Pinarayi Vijayan, chief minister of the Indian state of Kerala, has called on Indian Prime Minister Narenda Modi to organise the repatriation of Indian workers in the Gulf. Some 3 million Indians work in the Gulf, nearly a million from Kerala. Modi has refused to do so before India’s own nationwide lockdown ends.
There are also thousands of migrant workers languishing in the Gulf states’ overcrowded prisons and detention centres, further exacerbating the likelihood of the virus spreading uncontrollably. According to Human Rights Watch, many migrant workers, particularly those who have fled ruthless employers or are undocumented because their employers have withheld their papers, spend long periods in detention centres prior to deportation.
The UAE has warned countries refusing to repatriate their workers that it may take action against them. Kuwait has sought to deport workers it claims are violating quarantine instructions and has called on Egypt and India to repatriate citizens working there “illegally.”

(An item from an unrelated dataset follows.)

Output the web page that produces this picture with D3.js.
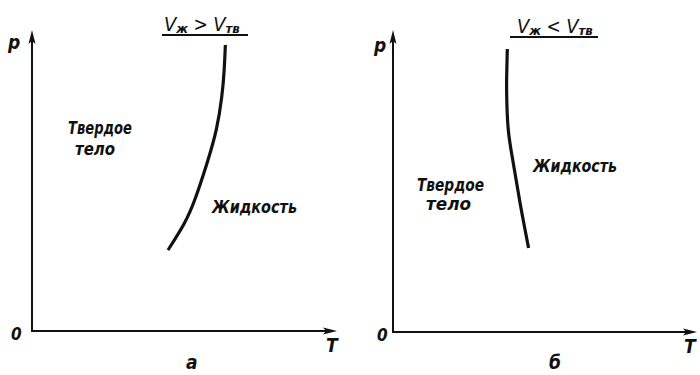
<!DOCTYPE html>
<html>
<head>
<meta charset="utf-8">
<script src="https://cdn.jsdelivr.net/npm/d3@7"></script>
<style>
  html, body { margin: 0; padding: 0; background: #fff; }
  svg text { font-family: "DejaVu Sans Condensed", "DejaVu Sans", sans-serif; font-stretch: condensed; font-style: italic; font-weight: bold; fill: #111; }
</style>
</head>
<body>
<svg id="chart" width="700" height="375"></svg>
<script>
// Melting curves p(T), arbitrary units (0..100 on both axes)
const meltA_T = [63.4, 63.0, 62.2, 60.4, 57.4, 53.7, 50.0, 44.6];
const meltA_p = [95.0, 86.7, 77.7, 66.8, 55.8, 44.5, 35.9, 26.9];
const meltB_T = [37.6, 37.4, 37.4, 37.9, 39.5, 41.8, 44.6];
const meltB_p = [93.7, 85.0, 78.5, 67.2, 56.3, 42.7, 27.8];

// Panel captions and region names
const panelCaptions = ["а", "б"];
const conditionText = [["V", "ж", " > ", "V", "тв"], ["V", "ж", " < ", "V", "тв"]];
const solidLabel = ["Твердое", "тело"];
const liquidLabel = "Жидкость";
const axisLabels = { x: "T", y: "p", origin: "0" };

const svg = d3.select("#chart");
const ink = "#111";

const panels = [
  { x0: 32, x1: 337, y0: 331, y1: 30, T: meltA_T, p: meltA_p,
    cond: { x: 164, y: 31, ul: [162, 248, 35] },
    solid: [{ x: 68, y: 134, len: 64 }, { x: 75, y: 155, len: 40 }],
    liquid: { x: 212, y: 213, len: 85 },
    pLab: { x: 8, y: 49 }, oLab: { x: 11, y: 340 }, tLab: { x: 326, y: 352 }, cap: { x: 186, y: 369 } },
  { x0: 393, x1: 697, y0: 332, y1: 30, T: meltB_T, p: meltB_p,
    cond: { x: 517, y: 33, ul: [510, 598, 37] },
    solid: [{ x: 417, y: 191, len: 67 }, { x: 426, y: 210, len: 45 }],
    liquid: { x: 533, y: 172, len: 84 },
    pLab: { x: 374, y: 52 }, oLab: { x: 377, y: 341 }, tLab: { x: 684, y: 353 }, cap: { x: 549, y: 369 } }
];

// condensed italic label with a fixed run length
function label(g, x, y, size, str, len) {
  return g.append("text").attr("x", x).attr("y", y).attr("font-size", size)
    .attr("textLength", len).attr("lengthAdjust", "spacingAndGlyphs").text(str);
}

panels.forEach((P, i) => {
  const x = d3.scaleLinear().domain([0, 100]).range([P.x0, P.x1]);
  const y = d3.scaleLinear().domain([0, 100]).range([P.y0, P.y1]);
  const g = svg.append("g");

  // axes drawn through the scales
  g.append("line").attr("x1", x(0)).attr("x2", x(100) - 8).attr("y1", y(0)).attr("y2", y(0))
    .attr("stroke", ink).attr("stroke-width", 2);
  g.append("line").attr("x1", x(0)).attr("x2", x(0)).attr("y1", y(0) + 1).attr("y2", y(100) + 8)
    .attr("stroke", ink).attr("stroke-width", 2);
  // arrow heads
  g.append("path")
    .attr("d", `M${x(100)},${y(0)} L${x(100) - 14},${y(0) - 3.5} L${x(100) - 11},${y(0)} L${x(100) - 14},${y(0) + 3.5} Z`)
    .attr("fill", ink);
  g.append("path")
    .attr("d", `M${x(0)},${y(100)} L${x(0) - 3.5},${y(100) + 14} L${x(0)},${y(100) + 11} L${x(0) + 3.5},${y(100) + 14} Z`)
    .attr("fill", ink);

  // melting curve
  const pts = P.T.map((t, k) => [t, P.p[k]]);
  const line = d3.line().x(d => x(d[0])).y(d => y(d[1])).curve(d3.curveNatural);
  g.append("path").attr("d", line(pts)).attr("fill", "none")
    .attr("stroke", ink).attr("stroke-width", 3.2).attr("stroke-linecap", "butt");

  // condition above the curve with underline
  const c = g.append("text").attr("x", P.cond.x).attr("y", P.cond.y);
  const parts = conditionText[i];
  c.append("tspan").attr("font-size", 20).attr("font-weight", "normal").text(parts[0]);
  c.append("tspan").attr("font-size", 13).attr("dy", 2).text(parts[1]);
  c.append("tspan").attr("font-size", 19).attr("font-weight", "normal").attr("dy", -2).text(parts[2]);
  c.append("tspan").attr("font-size", 20).attr("font-weight", "normal").text(parts[3]);
  c.append("tspan").attr("font-size", 13).attr("dy", 2).text(parts[4]);
  g.append("line").attr("x1", P.cond.ul[0]).attr("x2", P.cond.ul[1])
    .attr("y1", P.cond.ul[2]).attr("y2", P.cond.ul[2]).attr("stroke", ink).attr("stroke-width", 2);

  // region names
  P.solid.forEach((s, k) => label(g, s.x, s.y, 17, solidLabel[k], s.len));
  label(g, P.liquid.x, P.liquid.y, 17, liquidLabel, P.liquid.len);

  // axis letters and caption
  g.append("text").attr("x", P.pLab.x).attr("y", P.pLab.y).attr("font-size", 19).text(axisLabels.y);
  g.append("text").attr("x", P.oLab.x).attr("y", P.oLab.y).attr("font-size", 17).text(axisLabels.origin);
  g.append("text").attr("x", P.tLab.x).attr("y", P.tLab.y).attr("font-size", 19).text(axisLabels.x);
  g.append("text").attr("x", P.cap.x).attr("y", P.cap.y).attr("font-size", 19).text(panelCaptions[i]);
});
</script>
</body>
</html>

Saudi Arabia has deported nearly 3,000 Ethiopian migrants to Addis Ababa, as part of a broader plan seen by Reuters to deport 200,000 Ethiopians, with other Gulf States expected to follow suit. Catherine Sozi, the UN humanitarian coordinator for Ethiopia, told Reuters, “Large-scale migratory movements which are not planned make the transmission of the virus much more likely to continue. We are therefore calling for the temporary suspension of large-scale deportations.”
Without controlling the spread of the virus in humane conditions and treating its victims—citizens or migrants—the human toll will grow exponentially as the disease spreads across the world.